• Information provided:
==================================================

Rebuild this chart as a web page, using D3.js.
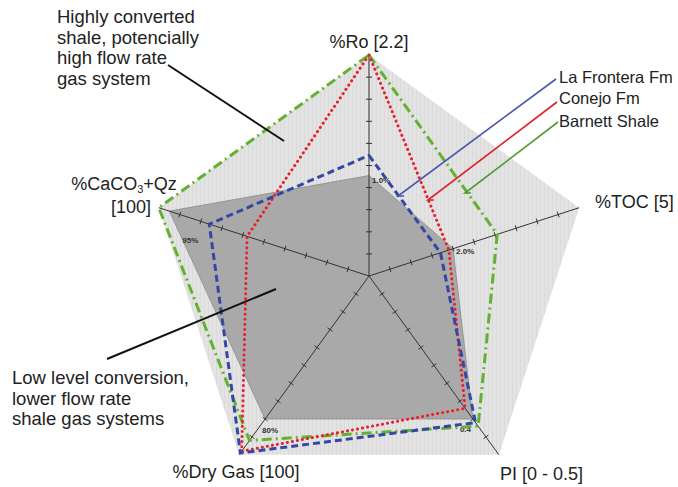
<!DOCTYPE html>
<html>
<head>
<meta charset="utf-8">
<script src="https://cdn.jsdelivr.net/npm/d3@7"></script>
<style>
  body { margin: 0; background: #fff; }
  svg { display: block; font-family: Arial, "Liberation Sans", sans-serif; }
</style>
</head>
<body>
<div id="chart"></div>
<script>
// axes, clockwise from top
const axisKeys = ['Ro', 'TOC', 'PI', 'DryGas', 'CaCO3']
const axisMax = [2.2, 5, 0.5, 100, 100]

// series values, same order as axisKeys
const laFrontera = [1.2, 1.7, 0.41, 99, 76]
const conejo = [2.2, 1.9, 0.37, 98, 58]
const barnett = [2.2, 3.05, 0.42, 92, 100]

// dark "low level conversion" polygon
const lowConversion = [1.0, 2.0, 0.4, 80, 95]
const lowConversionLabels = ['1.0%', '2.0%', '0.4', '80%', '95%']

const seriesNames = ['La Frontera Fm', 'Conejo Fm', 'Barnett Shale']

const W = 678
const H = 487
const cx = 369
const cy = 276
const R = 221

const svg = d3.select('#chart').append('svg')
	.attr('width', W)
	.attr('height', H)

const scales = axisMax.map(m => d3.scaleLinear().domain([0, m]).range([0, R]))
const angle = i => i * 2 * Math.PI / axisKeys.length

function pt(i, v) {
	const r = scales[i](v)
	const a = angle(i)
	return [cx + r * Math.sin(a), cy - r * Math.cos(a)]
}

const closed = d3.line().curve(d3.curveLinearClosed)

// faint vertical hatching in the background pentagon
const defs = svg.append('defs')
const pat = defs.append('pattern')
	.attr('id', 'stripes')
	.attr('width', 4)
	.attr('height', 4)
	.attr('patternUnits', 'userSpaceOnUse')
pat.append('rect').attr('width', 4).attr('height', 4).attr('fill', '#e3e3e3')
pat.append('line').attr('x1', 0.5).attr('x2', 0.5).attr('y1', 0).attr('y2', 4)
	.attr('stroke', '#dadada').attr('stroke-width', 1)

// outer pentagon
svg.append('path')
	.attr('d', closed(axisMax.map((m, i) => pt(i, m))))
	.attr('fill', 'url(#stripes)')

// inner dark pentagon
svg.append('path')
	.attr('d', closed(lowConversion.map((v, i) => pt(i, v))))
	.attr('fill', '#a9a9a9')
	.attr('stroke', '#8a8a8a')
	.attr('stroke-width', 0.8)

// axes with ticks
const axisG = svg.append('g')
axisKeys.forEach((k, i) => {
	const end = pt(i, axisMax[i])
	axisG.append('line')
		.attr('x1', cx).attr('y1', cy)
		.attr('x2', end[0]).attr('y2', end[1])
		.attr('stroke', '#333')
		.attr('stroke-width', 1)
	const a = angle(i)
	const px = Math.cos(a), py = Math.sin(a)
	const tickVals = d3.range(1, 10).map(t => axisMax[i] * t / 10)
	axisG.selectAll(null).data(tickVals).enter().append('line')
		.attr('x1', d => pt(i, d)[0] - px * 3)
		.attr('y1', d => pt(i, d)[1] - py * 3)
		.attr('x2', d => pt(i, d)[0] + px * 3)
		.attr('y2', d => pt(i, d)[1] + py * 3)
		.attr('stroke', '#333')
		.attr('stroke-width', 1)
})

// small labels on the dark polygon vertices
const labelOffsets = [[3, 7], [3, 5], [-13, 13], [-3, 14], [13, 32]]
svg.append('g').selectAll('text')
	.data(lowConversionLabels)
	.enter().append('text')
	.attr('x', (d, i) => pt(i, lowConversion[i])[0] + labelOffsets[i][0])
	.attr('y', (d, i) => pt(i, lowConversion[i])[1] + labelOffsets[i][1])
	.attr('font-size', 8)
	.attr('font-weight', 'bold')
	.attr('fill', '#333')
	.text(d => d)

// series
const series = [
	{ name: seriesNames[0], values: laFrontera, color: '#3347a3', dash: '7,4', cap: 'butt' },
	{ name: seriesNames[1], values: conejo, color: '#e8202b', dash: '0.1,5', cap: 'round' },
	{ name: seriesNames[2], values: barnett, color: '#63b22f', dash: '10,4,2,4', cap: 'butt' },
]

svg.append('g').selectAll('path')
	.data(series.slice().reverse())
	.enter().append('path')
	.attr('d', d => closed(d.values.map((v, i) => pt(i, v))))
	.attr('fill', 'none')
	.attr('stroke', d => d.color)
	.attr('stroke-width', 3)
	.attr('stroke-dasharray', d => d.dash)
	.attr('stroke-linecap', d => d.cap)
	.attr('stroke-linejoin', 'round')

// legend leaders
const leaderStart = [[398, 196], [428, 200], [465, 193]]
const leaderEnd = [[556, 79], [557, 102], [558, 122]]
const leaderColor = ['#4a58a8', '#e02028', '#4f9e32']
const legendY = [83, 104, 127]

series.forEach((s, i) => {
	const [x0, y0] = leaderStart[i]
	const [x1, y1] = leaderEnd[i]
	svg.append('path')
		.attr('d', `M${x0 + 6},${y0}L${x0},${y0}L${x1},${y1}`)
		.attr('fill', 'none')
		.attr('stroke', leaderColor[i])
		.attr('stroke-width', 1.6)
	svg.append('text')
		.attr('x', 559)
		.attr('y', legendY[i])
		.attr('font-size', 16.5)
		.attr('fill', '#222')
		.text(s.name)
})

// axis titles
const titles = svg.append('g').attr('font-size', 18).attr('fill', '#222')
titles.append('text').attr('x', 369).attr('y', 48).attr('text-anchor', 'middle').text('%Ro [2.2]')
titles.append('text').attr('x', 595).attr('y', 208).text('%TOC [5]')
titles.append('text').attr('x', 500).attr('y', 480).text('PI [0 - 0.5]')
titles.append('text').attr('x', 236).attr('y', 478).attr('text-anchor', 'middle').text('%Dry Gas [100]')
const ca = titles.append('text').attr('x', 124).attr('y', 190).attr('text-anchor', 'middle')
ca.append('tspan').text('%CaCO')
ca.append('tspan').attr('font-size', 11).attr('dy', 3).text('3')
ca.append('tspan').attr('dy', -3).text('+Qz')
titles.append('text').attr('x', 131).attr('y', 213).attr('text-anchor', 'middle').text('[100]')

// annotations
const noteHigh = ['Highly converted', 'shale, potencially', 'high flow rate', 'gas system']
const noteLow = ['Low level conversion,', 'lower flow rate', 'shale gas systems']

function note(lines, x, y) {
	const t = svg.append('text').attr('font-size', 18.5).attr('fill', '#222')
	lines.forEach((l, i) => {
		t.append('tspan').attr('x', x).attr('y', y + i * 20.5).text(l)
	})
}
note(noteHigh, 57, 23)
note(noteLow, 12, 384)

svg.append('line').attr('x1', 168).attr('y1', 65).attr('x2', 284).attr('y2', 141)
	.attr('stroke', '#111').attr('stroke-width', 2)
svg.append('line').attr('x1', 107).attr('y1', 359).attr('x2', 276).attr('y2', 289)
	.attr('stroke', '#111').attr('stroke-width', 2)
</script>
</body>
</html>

==================================================

• Challenge:
Go from the first line of the data above to the line containing "const barnett = [2.2, 3.05, 0.42, 92, 100]" and retype exactly those lines, both included, but none of the pictures.

• Output of the exercise:
Rebuild this chart as a web page, using D3.js.
<!DOCTYPE html>
<html>
<head>
<meta charset="utf-8">
<script src="https://cdn.jsdelivr.net/npm/d3@7"></script>
<style>
  body { margin: 0; background: #fff; }
  svg { display: block; font-family: Arial, "Liberation Sans", sans-serif; }
</style>
</head>
<body>
<div id="chart"></div>
<script>
// axes, clockwise from top
const axisKeys = ['Ro', 'TOC', 'PI', 'DryGas', 'CaCO3']
const axisMax = [2.2, 5, 0.5, 100, 100]

// series values, same order as axisKeys
const laFrontera = [1.2, 1.7, 0.41, 99, 76]
const conejo = [2.2, 1.9, 0.37, 98, 58]
const barnett = [2.2, 3.05, 0.42, 92, 100]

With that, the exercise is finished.